[STATED EXERCISE]: Copy out all the lines exactly. Omit pictures.

——

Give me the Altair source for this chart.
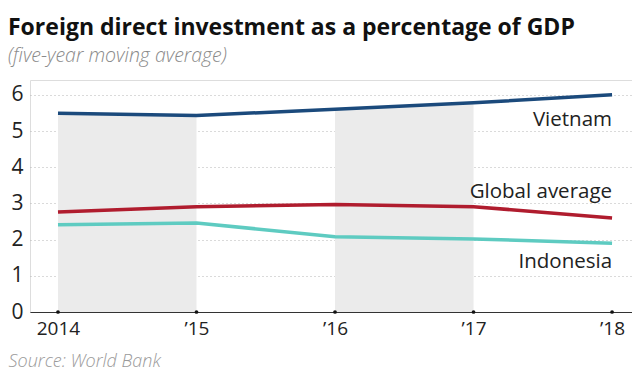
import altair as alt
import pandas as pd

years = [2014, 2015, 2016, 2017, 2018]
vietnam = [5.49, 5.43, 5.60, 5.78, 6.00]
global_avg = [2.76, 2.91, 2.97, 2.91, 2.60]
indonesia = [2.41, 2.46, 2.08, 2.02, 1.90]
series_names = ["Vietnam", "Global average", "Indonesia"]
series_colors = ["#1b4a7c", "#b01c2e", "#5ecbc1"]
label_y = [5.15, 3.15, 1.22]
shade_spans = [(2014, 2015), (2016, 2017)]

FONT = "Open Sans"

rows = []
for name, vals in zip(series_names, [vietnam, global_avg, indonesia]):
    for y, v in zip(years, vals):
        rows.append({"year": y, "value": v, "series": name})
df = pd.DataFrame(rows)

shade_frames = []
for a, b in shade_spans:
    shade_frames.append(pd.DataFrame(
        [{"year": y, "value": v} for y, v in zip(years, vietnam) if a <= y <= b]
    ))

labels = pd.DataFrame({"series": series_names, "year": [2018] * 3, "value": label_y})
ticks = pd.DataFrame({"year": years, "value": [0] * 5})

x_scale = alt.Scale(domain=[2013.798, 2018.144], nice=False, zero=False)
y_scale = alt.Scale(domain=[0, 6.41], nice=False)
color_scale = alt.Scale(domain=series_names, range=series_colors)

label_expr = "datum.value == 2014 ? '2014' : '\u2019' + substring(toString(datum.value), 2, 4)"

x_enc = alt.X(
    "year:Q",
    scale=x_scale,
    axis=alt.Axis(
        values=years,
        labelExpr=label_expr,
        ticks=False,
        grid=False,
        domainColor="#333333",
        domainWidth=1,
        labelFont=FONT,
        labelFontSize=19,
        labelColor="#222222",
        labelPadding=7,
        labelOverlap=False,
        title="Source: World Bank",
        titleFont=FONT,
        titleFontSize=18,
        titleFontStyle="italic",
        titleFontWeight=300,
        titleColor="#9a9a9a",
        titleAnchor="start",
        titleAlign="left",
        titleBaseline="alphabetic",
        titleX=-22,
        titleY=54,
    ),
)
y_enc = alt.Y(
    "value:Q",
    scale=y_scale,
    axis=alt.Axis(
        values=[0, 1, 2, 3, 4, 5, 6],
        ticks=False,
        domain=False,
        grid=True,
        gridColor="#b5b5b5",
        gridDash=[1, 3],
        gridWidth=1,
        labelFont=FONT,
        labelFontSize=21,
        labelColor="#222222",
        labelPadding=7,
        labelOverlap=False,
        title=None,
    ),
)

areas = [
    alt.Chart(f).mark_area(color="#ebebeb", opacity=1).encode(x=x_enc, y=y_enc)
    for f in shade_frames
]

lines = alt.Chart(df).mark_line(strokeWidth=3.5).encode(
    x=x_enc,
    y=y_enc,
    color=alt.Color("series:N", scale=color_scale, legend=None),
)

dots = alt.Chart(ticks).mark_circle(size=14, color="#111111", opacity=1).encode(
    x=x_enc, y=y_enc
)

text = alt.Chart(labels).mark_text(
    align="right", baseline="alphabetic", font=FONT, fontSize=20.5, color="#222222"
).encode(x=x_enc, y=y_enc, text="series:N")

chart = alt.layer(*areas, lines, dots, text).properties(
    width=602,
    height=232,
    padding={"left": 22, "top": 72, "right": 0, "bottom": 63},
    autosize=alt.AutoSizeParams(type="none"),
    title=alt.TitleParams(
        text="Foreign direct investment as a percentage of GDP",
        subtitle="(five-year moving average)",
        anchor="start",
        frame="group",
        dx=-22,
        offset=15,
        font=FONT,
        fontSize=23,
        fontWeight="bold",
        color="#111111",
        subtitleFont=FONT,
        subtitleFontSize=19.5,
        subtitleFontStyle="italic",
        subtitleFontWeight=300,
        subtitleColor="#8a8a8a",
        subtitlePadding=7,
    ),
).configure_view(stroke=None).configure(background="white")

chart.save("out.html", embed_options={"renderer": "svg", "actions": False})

——

[EXPECTED OUTPUT]:
Give me the Altair source for this chart.
import altair as alt
import pandas as pd

years = [2014, 2015, 2016, 2017, 2018]
vietnam = [5.49, 5.43, 5.60, 5.78, 6.00]
global_avg = [2.76, 2.91, 2.97, 2.91, 2.60]
indonesia = [2.41, 2.46, 2.08, 2.02, 1.90]
series_names = ["Vietnam", "Global average", "Indonesia"]
series_colors = ["#1b4a7c", "#b01c2e", "#5ecbc1"]
label_y = [5.15, 3.15, 1.22]
shade_spans = [(2014, 2015), (2016, 2017)]

FONT = "Open Sans"

rows = []
for name, vals in zip(series_names, [vietnam, global_avg, indonesia]):
    for y, v in zip(years, vals):
        rows.append({"year": y, "value": v, "series": name})
df = pd.DataFrame(rows)

shade_frames = []
for a, b in shade_spans:
    shade_frames.append(pd.DataFrame(
        [{"year": y, "value": v} for y, v in zip(years, vietnam) if a <= y <= b]
    ))

labels = pd.DataFrame({"series": series_names, "year": [2018] * 3, "value": label_y})
ticks = pd.DataFrame({"year": years, "value": [0] * 5})

x_scale = alt.Scale(domain=[2013.798, 2018.144], nice=False, zero=False)
y_scale = alt.Scale(domain=[0, 6.41], nice=False)
color_scale = alt.Scale(domain=series_names, range=series_colors)

label_expr = "datum.value == 2014 ? '2014' : '\u2019' + substring(toString(datum.value), 2, 4)"

x_enc = alt.X(
    "year:Q",
    scale=x_scale,
    axis=alt.Axis(
        values=years,
        labelExpr=label_expr,
        ticks=False,
        grid=False,
        domainColor="#333333",
        domainWidth=1,
        labelFont=FONT,
        labelFontSize=19,
        labelColor="#222222",
        labelPadding=7,
        labelOverlap=False,
        title="Source: World Bank",
        titleFont=FONT,
        titleFontSize=18,
        titleFontStyle="italic",
        titleFontWeight=300,
        titleColor="#9a9a9a",
        titleAnchor="start",
        titleAlign="left",
        titleBaseline="alphabetic",
        titleX=-22,
        titleY=54,
    ),
)
y_enc = alt.Y(
    "value:Q",
    scale=y_scale,
    axis=alt.Axis(
        values=[0, 1, 2, 3, 4, 5, 6],
        ticks=False,
        domain=False,
        grid=True,
        gridColor="#b5b5b5",
        gridDash=[1, 3],
        gridWidth=1,
        labelFont=FONT,
        labelFontSize=21,
        labelColor="#222222",
        labelPadding=7,
        labelOverlap=False,
        title=None,
    ),
)

areas = [
    alt.Chart(f).mark_area(color="#ebebeb", opacity=1).encode(x=x_enc, y=y_enc)
    for f in shade_frames
]

lines = alt.Chart(df).mark_line(strokeWidth=3.5).encode(
    x=x_enc,
    y=y_enc,
    color=alt.Color("series:N", scale=color_scale, legend=None),
)

dots = alt.Chart(ticks).mark_circle(size=14, color="#111111", opacity=1).encode(
    x=x_enc, y=y_enc
)

text = alt.Chart(labels).mark_text(
    align="right", baseline="alphabetic", font=FONT, fontSize=20.5, color="#222222"
).encode(x=x_enc, y=y_enc, text="series:N")

chart = alt.layer(*areas, lines, dots, text).properties(
    width=602,
    height=232,
    padding={"left": 22, "top": 72, "right": 0, "bottom": 63},
    autosize=alt.AutoSizeParams(type="none"),
    title=alt.TitleParams(
        text="Foreign direct investment as a percentage of GDP",
        subtitle="(five-year moving average)",
        anchor="start",
        frame="group",
        dx=-22,
        offset=15,
        font=FONT,
        fontSize=23,
        fontWeight="bold",
        color="#111111",
        subtitleFont=FONT,
        subtitleFontSize=19.5,
        subtitleFontStyle="italic",
        subtitleFontWeight=300,
        subtitleColor="#8a8a8a",
        subtitlePadding=7,
    ),
).configure_view(stroke=None).configure(background="white")

chart.save("out.html", embed_options={"renderer": "svg", "actions": False})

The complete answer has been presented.